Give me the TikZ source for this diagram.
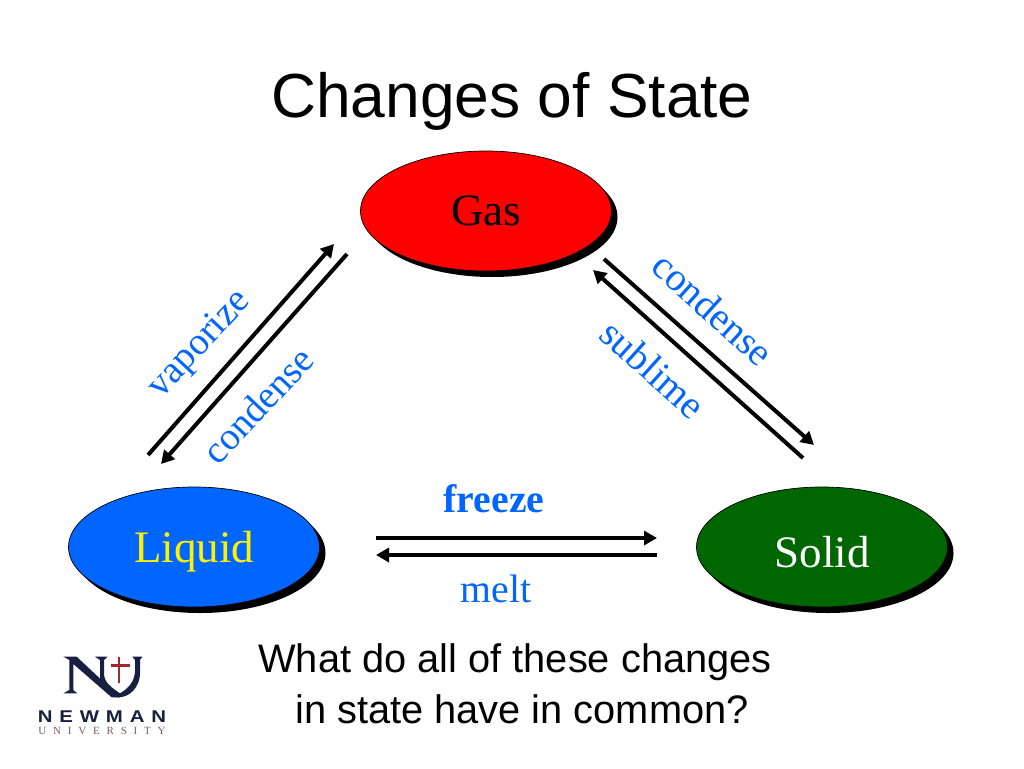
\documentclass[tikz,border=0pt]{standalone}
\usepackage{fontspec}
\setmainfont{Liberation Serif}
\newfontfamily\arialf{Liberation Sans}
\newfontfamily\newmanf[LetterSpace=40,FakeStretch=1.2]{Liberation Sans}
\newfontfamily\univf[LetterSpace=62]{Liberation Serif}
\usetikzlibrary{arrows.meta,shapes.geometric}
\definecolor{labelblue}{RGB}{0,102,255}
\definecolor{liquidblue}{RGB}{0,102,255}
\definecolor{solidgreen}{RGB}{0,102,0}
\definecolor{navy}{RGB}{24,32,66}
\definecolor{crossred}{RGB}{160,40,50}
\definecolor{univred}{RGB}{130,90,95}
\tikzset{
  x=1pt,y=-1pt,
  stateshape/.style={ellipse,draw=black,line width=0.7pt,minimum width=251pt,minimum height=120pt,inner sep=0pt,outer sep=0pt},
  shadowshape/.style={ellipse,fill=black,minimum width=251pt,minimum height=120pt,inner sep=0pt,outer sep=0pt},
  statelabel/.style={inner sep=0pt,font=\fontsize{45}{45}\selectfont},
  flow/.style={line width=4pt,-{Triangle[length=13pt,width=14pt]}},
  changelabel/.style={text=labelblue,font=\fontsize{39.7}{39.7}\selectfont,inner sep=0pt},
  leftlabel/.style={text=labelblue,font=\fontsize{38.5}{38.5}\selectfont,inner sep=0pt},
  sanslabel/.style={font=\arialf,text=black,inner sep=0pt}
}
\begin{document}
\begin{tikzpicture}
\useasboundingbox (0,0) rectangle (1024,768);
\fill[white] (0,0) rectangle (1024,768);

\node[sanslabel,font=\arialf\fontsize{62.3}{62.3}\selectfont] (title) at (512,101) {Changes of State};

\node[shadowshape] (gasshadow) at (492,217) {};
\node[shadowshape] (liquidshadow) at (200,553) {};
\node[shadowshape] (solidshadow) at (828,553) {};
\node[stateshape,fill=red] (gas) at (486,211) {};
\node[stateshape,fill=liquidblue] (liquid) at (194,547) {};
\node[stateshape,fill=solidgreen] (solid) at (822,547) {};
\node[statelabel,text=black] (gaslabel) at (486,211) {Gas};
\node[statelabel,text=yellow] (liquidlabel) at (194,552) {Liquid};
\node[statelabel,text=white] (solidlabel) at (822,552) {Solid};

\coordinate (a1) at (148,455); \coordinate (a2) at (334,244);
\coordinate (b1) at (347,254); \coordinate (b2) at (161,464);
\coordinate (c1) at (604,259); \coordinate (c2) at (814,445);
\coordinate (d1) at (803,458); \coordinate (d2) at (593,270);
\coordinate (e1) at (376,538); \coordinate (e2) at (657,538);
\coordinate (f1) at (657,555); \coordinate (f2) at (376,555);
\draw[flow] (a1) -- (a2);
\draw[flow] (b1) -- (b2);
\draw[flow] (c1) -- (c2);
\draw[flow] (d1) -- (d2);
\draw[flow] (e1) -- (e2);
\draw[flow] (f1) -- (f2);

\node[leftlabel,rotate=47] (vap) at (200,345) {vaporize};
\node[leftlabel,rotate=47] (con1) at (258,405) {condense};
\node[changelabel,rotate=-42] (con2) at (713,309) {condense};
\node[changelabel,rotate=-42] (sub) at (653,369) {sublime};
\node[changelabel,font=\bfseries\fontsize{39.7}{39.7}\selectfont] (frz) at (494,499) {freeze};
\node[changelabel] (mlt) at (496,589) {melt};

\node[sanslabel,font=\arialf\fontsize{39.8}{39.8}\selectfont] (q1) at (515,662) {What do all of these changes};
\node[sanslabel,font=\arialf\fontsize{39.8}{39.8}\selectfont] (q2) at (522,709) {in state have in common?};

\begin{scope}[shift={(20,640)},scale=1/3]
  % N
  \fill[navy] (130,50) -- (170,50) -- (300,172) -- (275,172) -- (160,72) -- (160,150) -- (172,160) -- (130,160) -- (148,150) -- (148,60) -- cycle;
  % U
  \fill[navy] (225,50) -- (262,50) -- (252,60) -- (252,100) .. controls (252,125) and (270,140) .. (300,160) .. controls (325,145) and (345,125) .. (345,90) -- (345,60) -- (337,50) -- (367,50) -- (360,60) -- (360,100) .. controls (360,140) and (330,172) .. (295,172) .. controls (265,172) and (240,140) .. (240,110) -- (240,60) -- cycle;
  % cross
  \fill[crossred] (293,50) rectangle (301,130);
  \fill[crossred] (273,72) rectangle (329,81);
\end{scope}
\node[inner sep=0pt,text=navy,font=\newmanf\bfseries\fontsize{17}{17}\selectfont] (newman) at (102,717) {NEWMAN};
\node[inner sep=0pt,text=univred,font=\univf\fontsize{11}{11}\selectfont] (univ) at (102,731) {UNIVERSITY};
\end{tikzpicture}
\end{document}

* * * *

**Request:**
Your task is to return the lines above, from the first one up to and including the line containing "(title) at (512,101)", minus any pictures.

**Solution to this problem:**
Give me the TikZ source for this diagram.
\documentclass[tikz,border=0pt]{standalone}
\usepackage{fontspec}
\setmainfont{Liberation Serif}
\newfontfamily\arialf{Liberation Sans}
\newfontfamily\newmanf[LetterSpace=40,FakeStretch=1.2]{Liberation Sans}
\newfontfamily\univf[LetterSpace=62]{Liberation Serif}
\usetikzlibrary{arrows.meta,shapes.geometric}
\definecolor{labelblue}{RGB}{0,102,255}
\definecolor{liquidblue}{RGB}{0,102,255}
\definecolor{solidgreen}{RGB}{0,102,0}
\definecolor{navy}{RGB}{24,32,66}
\definecolor{crossred}{RGB}{160,40,50}
\definecolor{univred}{RGB}{130,90,95}
\tikzset{
  x=1pt,y=-1pt,
  stateshape/.style={ellipse,draw=black,line width=0.7pt,minimum width=251pt,minimum height=120pt,inner sep=0pt,outer sep=0pt},
  shadowshape/.style={ellipse,fill=black,minimum width=251pt,minimum height=120pt,inner sep=0pt,outer sep=0pt},
  statelabel/.style={inner sep=0pt,font=\fontsize{45}{45}\selectfont},
  flow/.style={line width=4pt,-{Triangle[length=13pt,width=14pt]}},
  changelabel/.style={text=labelblue,font=\fontsize{39.7}{39.7}\selectfont,inner sep=0pt},
  leftlabel/.style={text=labelblue,font=\fontsize{38.5}{38.5}\selectfont,inner sep=0pt},
  sanslabel/.style={font=\arialf,text=black,inner sep=0pt}
}
\begin{document}
\begin{tikzpicture}
\useasboundingbox (0,0) rectangle (1024,768);
\fill[white] (0,0) rectangle (1024,768);

\node[sanslabel,font=\arialf\fontsize{62.3}{62.3}\selectfont] (title) at (512,101) {Changes of State};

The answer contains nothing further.